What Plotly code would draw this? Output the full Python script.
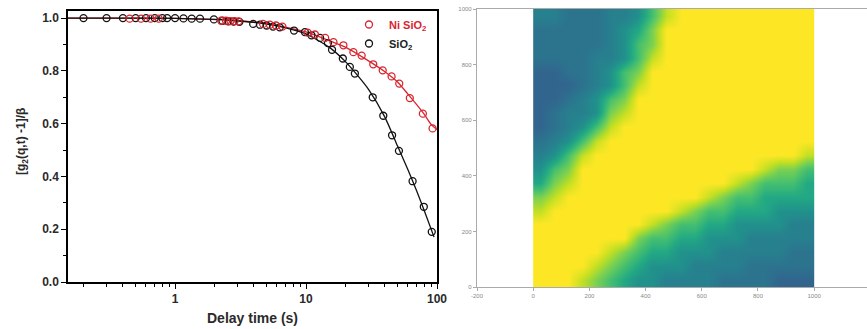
import math
import plotly.graph_objects as go

# ---------------- data: left panel ----------------
sio2_t = [0.2, 0.3, 0.4, 0.5, 0.6, 0.7, 0.8, 0.87, 1.0, 1.16, 1.34, 1.55, 1.98, 2.3, 2.55, 2.8, 3.1,
          3.95, 4.45, 5.0, 5.6, 6.3, 8.1, 9.8, 11.0, 12.8, 14.7, 15.8, 19.1, 21.6, 23.6, 32.3, 38.9,
          45.4, 51.2, 65.1, 79.3, 91.2]
sio2_v = [1.0, 1.0, 1.0, 1.0, 1.0, 1.0, 1.0, 1.0, 1.0, 0.999, 0.998, 0.998, 0.995, 0.99, 0.988, 0.987, 0.986,
          0.978, 0.975, 0.972, 0.968, 0.965, 0.953, 0.947, 0.935, 0.925, 0.905, 0.88, 0.847, 0.815, 0.79, 0.70, 0.63,
          0.556, 0.497, 0.382, 0.285, 0.19]

nisio2_t = [0.45, 0.55, 0.65, 0.75, 2.25, 2.45, 2.65, 2.85, 3.05, 4.7, 5.3, 5.9, 6.6, 10.3, 11.7, 14.0,
            16.2, 19.3, 23.0, 26.6, 32.6, 38.5, 45.0, 51.5, 62.0, 78.0, 92.5]
nisio2_v = [0.998, 0.998, 0.998, 0.998, 0.99, 0.99, 0.989, 0.989, 0.988, 0.978, 0.975, 0.972, 0.968, 0.945, 0.938, 0.925,
            0.909, 0.897, 0.871, 0.858, 0.825, 0.802, 0.779, 0.752, 0.697, 0.638, 0.582]

sio2_fit_t = [0.152, 0.5, 1, 2, 3, 5, 7, 10, 15, 20, 25, 30, 40, 50, 60, 70, 80, 95]
sio2_fit_v = [1.0, 1.0, 0.999, 0.995, 0.99, 0.977, 0.963, 0.94, 0.89, 0.835, 0.78, 0.73, 0.625, 0.515, 0.425, 0.345, 0.27, 0.17]

nisio2_fit_t = [0.152, 1, 3, 5, 10, 15, 20, 30, 40, 50, 60, 70, 80, 90, 100]
nisio2_fit_v = [1.0, 0.999, 0.99, 0.98, 0.948, 0.915, 0.89, 0.838, 0.797, 0.758, 0.712, 0.672, 0.635, 0.598, 0.578]

y_ticks = [0.0, 0.2, 0.4, 0.6, 0.8, 1.0]
x_ticks = [1, 10, 100]

# ---------------- data: right panel (two-time map, levels 0-9, rows top -> bottom) ----------------
hm_centers = [25, 75, 125, 175, 225, 275, 325, 375, 425, 475, 525, 575, 625, 675, 725, 775, 825, 875, 925, 975]
hm_rows = [
    "33222334689999999999",
    "22222345799999999999",
    "22222346799999999999",
    "22223346899999999999",
    "11223467999999999999",
    "11123468999999999999",
    "11234679999999999999",
    "12334789999999999999",
    "12346899999999999999",
    "23468999999999999999",
    "34689999999999999998",
    "46799999999999998776",
    "57899999999999876665",
    "78999999999987665555",
    "89999999998766555444",
    "99999999876655444433",
    "99999997665544433333",
    "99999876554443333322",
    "99998765444333322222",
    "99987654433332222111",
]
hm_ticks = [-200, 0, 200, 400, 600, 800, 1000, 1200]
hm_yticks = [0, 200, 400, 600, 800, 1000]

level_colors = ["#3b528b", "#32658e", "#2c738e", "#27808e", "#21918c",
                "#22a884", "#44bf70", "#7ad151", "#c2df23", "#fde725"]

# ---------------- figure ----------------
W, H = 867, 329
RED = "#d8262f"
BLACK = "#111111"


def px_x(p):
    return p / W


def px_y(p):
    return 1 - p / H


fig = go.Figure()

fig.add_trace(go.Scatter(x=nisio2_fit_t, y=nisio2_fit_v, mode="lines",
                         line=dict(color=RED, width=1.3, shape="spline", smoothing=0.6),
                         showlegend=False, hoverinfo="skip", xaxis="x", yaxis="y"))
fig.add_trace(go.Scatter(x=sio2_fit_t, y=sio2_fit_v, mode="lines",
                         line=dict(color=BLACK, width=1.3, shape="spline", smoothing=0.6),
                         showlegend=False, hoverinfo="skip", xaxis="x", yaxis="y"))
fig.add_trace(go.Scatter(x=sio2_t, y=sio2_v, mode="markers",
                         name="<span style='color:#222222'>SiO<sub>2</sub></span>",
                         marker=dict(symbol="circle-open", size=7, color=BLACK, line=dict(width=1.3, color=BLACK)),
                         xaxis="x", yaxis="y", legendrank=2))
fig.add_trace(go.Scatter(x=nisio2_t, y=nisio2_v, mode="markers",
                         name="<span style='color:#d8262f'>Ni SiO<sub>2</sub></span>",
                         marker=dict(symbol="circle-open", size=7, color=RED, line=dict(width=1.3, color=RED)),
                         xaxis="x", yaxis="y", legendrank=1))

z = [[int(c) for c in row] for row in reversed(hm_rows)]
cs = [[i / 9, c] for i, c in enumerate(level_colors)]
fig.add_trace(go.Heatmap(x=hm_centers, y=hm_centers, z=z, colorscale=cs, zmin=0, zmax=9,
                         showscale=False, zsmooth="best", xaxis="x2", yaxis="y2", hoverinfo="skip"))

tick_font = dict(family="Liberation Sans, Arial", size=12, color="#2a2a2a", weight="bold")
small_font = dict(family="Liberation Sans, Arial", size=6, color="#888888")

fig.update_layout(
    width=W, height=H, autosize=False,
    margin=dict(l=0, r=0, t=0, b=0),
    paper_bgcolor="white", plot_bgcolor="white",
    showlegend=True,
    legend=dict(x=px_x(349), y=px_y(10), xanchor="left", yanchor="top",
                bgcolor="rgba(0,0,0,0)", font=dict(family="Liberation Sans, Arial", size=11, weight="bold"),
                itemwidth=30, tracegroupgap=0),
    xaxis=dict(type="log", domain=[px_x(68), px_x(437)], range=[math.log10(0.1523), 2.0],
               anchor="y", showline=True, linecolor="black", linewidth=1.5, mirror=True,
               ticks="outside", ticklen=5, tickwidth=1.3, tickcolor="black",
               tickvals=x_ticks, ticktext=[str(v) for v in x_ticks], tickfont=tick_font,
               minor=dict(ticks="outside", ticklen=3, tickwidth=1.2, tickcolor="black",
                          tickvals=[0.2, 0.3, 0.4, 0.5, 0.6, 0.7, 0.8, 0.9,
                                    2, 3, 4, 5, 6, 7, 8, 9, 20, 30, 40, 50, 60, 70, 80, 90]),
               showgrid=False, zeroline=False, automargin=False),
    yaxis=dict(domain=[px_y(282), px_y(11)], range=[0, 1.027], anchor="x",
               showline=True, linecolor="black", linewidth=1.5, mirror=True,
               ticks="outside", ticklen=5, tickwidth=1.3, tickcolor="black",
               tickvals=y_ticks, ticktext=[f"{v:.1f}" for v in y_ticks], tickfont=tick_font,
               minor=dict(ticks="outside", ticklen=3, tickwidth=1.2, tickcolor="black",
                          tickvals=[0.1, 0.3, 0.5, 0.7, 0.9]),
               showgrid=False, zeroline=False, automargin=False),
    xaxis2=dict(domain=[px_x(477), 1.0], range=[-200, 1188], anchor="y2",
                showline=True, linecolor="#aaaaaa", linewidth=1.2, mirror=True,
                ticks="outside", ticklen=3, tickwidth=1, tickcolor="#aaaaaa",
                tickvals=hm_ticks, ticktext=[str(v) for v in hm_ticks], tickfont=small_font,
                showgrid=False, zeroline=False, automargin=False),
    yaxis2=dict(domain=[px_y(287), px_y(9)], range=[0, 1000], anchor="x2",
                showline=True, linecolor="#aaaaaa", linewidth=1.2, mirror=False,
                ticks="outside", ticklen=3, tickwidth=1, tickcolor="#aaaaaa",
                tickvals=hm_yticks, ticktext=[str(v) for v in hm_yticks], tickfont=small_font,
                showgrid=False, zeroline=False, automargin=False),
    annotations=[
        dict(text="Delay time (s)", x=px_x(252), y=px_y(318), xref="paper", yref="paper",
             xanchor="center", yanchor="middle",
             showarrow=False, font=dict(family="Liberation Sans, Arial", size=14, color="#2a2a2a", weight="bold")),
        dict(text="[g<sub>2</sub>(q,t) -1]/β", x=px_x(22), y=px_y(142), xref="paper", yref="paper",
             xanchor="center", yanchor="middle",
             textangle=-90, showarrow=False,
             font=dict(family="Liberation Sans, Arial", size=12, color="#2a2a2a", weight="bold")),
    ],
)

fig.write_html("out.html")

• _Exercise aim_: Write out exactly the lines between the start of the data and the line with "0.697, 0.638, 0.582]", including both, but none of the pictures.

• _Solution_:
What Plotly code would draw this? Output the full Python script.
import math
import plotly.graph_objects as go

# ---------------- data: left panel ----------------
sio2_t = [0.2, 0.3, 0.4, 0.5, 0.6, 0.7, 0.8, 0.87, 1.0, 1.16, 1.34, 1.55, 1.98, 2.3, 2.55, 2.8, 3.1,
          3.95, 4.45, 5.0, 5.6, 6.3, 8.1, 9.8, 11.0, 12.8, 14.7, 15.8, 19.1, 21.6, 23.6, 32.3, 38.9,
          45.4, 51.2, 65.1, 79.3, 91.2]
sio2_v = [1.0, 1.0, 1.0, 1.0, 1.0, 1.0, 1.0, 1.0, 1.0, 0.999, 0.998, 0.998, 0.995, 0.99, 0.988, 0.987, 0.986,
          0.978, 0.975, 0.972, 0.968, 0.965, 0.953, 0.947, 0.935, 0.925, 0.905, 0.88, 0.847, 0.815, 0.79, 0.70, 0.63,
          0.556, 0.497, 0.382, 0.285, 0.19]

nisio2_t = [0.45, 0.55, 0.65, 0.75, 2.25, 2.45, 2.65, 2.85, 3.05, 4.7, 5.3, 5.9, 6.6, 10.3, 11.7, 14.0,
            16.2, 19.3, 23.0, 26.6, 32.6, 38.5, 45.0, 51.5, 62.0, 78.0, 92.5]
nisio2_v = [0.998, 0.998, 0.998, 0.998, 0.99, 0.99, 0.989, 0.989, 0.988, 0.978, 0.975, 0.972, 0.968, 0.945, 0.938, 0.925,
            0.909, 0.897, 0.871, 0.858, 0.825, 0.802, 0.779, 0.752, 0.697, 0.638, 0.582]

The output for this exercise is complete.